EXERCISE TASK >>
The material below should be written out in full and exactly; pictures stay out of the copy.

GIVEN INFORMATION >>

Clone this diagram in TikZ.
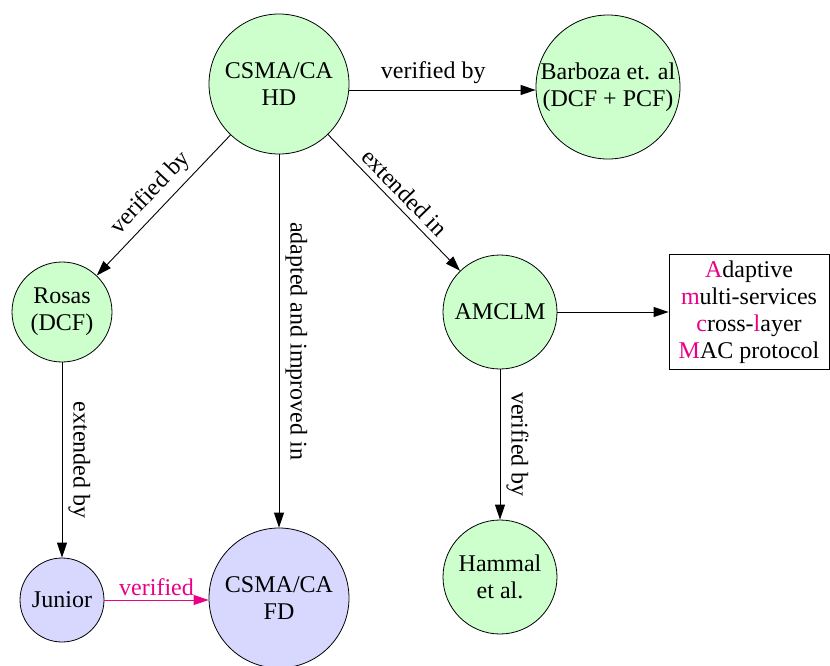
\documentclass[tikz,border=0pt]{standalone}
\usepackage{fontspec}
\setmainfont{Liberation Serif}
\usetikzlibrary{arrows.meta}
\definecolor{nodegreen}{RGB}{204,255,204}
\definecolor{nodeblue}{RGB}{216,216,255}
\definecolor{accent}{RGB}{232,0,135}
\tikzset{
  every node/.style={font=\fontsize{12}{13.5}\selectfont, align=center},
  bubble/.style={circle, draw, inner sep=0pt},
  greenbubble/.style={bubble, fill=nodegreen},
  bluebubble/.style={bubble, fill=nodeblue},
  link/.style={-{Triangle[length=7.5pt,width=5pt]}, line width=0.45pt},
  lbl/.style={midway, sloped, above, inner sep=3pt},
}
\newcommand{\hl}[1]{\textcolor{accent}{#1}}
\begin{document}
\begin{tikzpicture}[x=0.5pt, y=-0.5pt]
  \useasboundingbox (0,0) rectangle (830,665);

  \node[greenbubble, minimum size=70pt] (hd) at (279,84) {CSMA/CA\\HD};
  \node[greenbubble, minimum size=72pt] (barboza) at (608,87) {Barboza et. al\\(DCF + PCF)};
  \node[greenbubble, minimum size=50pt] (rosas) at (62,312) {Rosas\\(DCF)};
  \node[greenbubble, minimum size=57pt] (amclm) at (500,312) {AMCLM};
  \node[draw, fill=white, inner sep=2pt, minimum width=80pt, minimum height=57.5pt] (amc) at (749,312)
    {\hl{A}daptive\\\hl{m}ulti-services\\\hl{c}ross-\hl{l}ayer\\\hl{M}AC protocol};
  \node[bluebubble, minimum size=42pt] (junior) at (62,600) {Junior};
  \node[bluebubble, minimum size=70pt] (fd) at (279,598) {CSMA/CA\\FD};
  \node[greenbubble, minimum size=57pt] (hammal) at (500,577) {Hammal\\et al.};

  \draw[link] (hd.east |- 0,90) -- (barboza.west |- 0,90) node[lbl, pos=0.45] {verified by};
  \draw[link] (hd) -- (rosas) node[lbl, pos=0.5] {verified by};
  \draw[link] (hd) -- (fd) node[lbl, pos=0.5] {adapted and improved in};
  \draw[link] (hd) -- (amclm) node[lbl, pos=0.5] {extended in};
  \draw[link] (amclm) -- (amc);
  \draw[link] (amclm) -- (hammal) node[lbl, pos=0.5] {verified by};
  \draw[link] (rosas) -- (junior) node[lbl, pos=0.5] {extended by};
  \draw[link, accent] (junior) -- (fd.west |- junior) node[lbl, pos=0.5, text=accent, inner sep=2pt] {verified};
\end{tikzpicture}
\end{document}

WORKED ANSWER >>
Clone this diagram in TikZ.
\documentclass[tikz,border=0pt]{standalone}
\usepackage{fontspec}
\setmainfont{Liberation Serif}
\usetikzlibrary{arrows.meta}
\definecolor{nodegreen}{RGB}{204,255,204}
\definecolor{nodeblue}{RGB}{216,216,255}
\definecolor{accent}{RGB}{232,0,135}
\tikzset{
  every node/.style={font=\fontsize{12}{13.5}\selectfont, align=center},
  bubble/.style={circle, draw, inner sep=0pt},
  greenbubble/.style={bubble, fill=nodegreen},
  bluebubble/.style={bubble, fill=nodeblue},
  link/.style={-{Triangle[length=7.5pt,width=5pt]}, line width=0.45pt},
  lbl/.style={midway, sloped, above, inner sep=3pt},
}
\newcommand{\hl}[1]{\textcolor{accent}{#1}}
\begin{document}
\begin{tikzpicture}[x=0.5pt, y=-0.5pt]
  \useasboundingbox (0,0) rectangle (830,665);

  \node[greenbubble, minimum size=70pt] (hd) at (279,84) {CSMA/CA\\HD};
  \node[greenbubble, minimum size=72pt] (barboza) at (608,87) {Barboza et. al\\(DCF + PCF)};
  \node[greenbubble, minimum size=50pt] (rosas) at (62,312) {Rosas\\(DCF)};
  \node[greenbubble, minimum size=57pt] (amclm) at (500,312) {AMCLM};
  \node[draw, fill=white, inner sep=2pt, minimum width=80pt, minimum height=57.5pt] (amc) at (749,312)
    {\hl{A}daptive\\\hl{m}ulti-services\\\hl{c}ross-\hl{l}ayer\\\hl{M}AC protocol};
  \node[bluebubble, minimum size=42pt] (junior) at (62,600) {Junior};
  \node[bluebubble, minimum size=70pt] (fd) at (279,598) {CSMA/CA\\FD};
  \node[greenbubble, minimum size=57pt] (hammal) at (500,577) {Hammal\\et al.};

  \draw[link] (hd.east |- 0,90) -- (barboza.west |- 0,90) node[lbl, pos=0.45] {verified by};
  \draw[link] (hd) -- (rosas) node[lbl, pos=0.5] {verified by};
  \draw[link] (hd) -- (fd) node[lbl, pos=0.5] {adapted and improved in};
  \draw[link] (hd) -- (amclm) node[lbl, pos=0.5] {extended in};
  \draw[link] (amclm) -- (amc);
  \draw[link] (amclm) -- (hammal) node[lbl, pos=0.5] {verified by};
  \draw[link] (rosas) -- (junior) node[lbl, pos=0.5] {extended by};
  \draw[link, accent] (junior) -- (fd.west |- junior) node[lbl, pos=0.5, text=accent, inner sep=2pt] {verified};
\end{tikzpicture}
\end{document}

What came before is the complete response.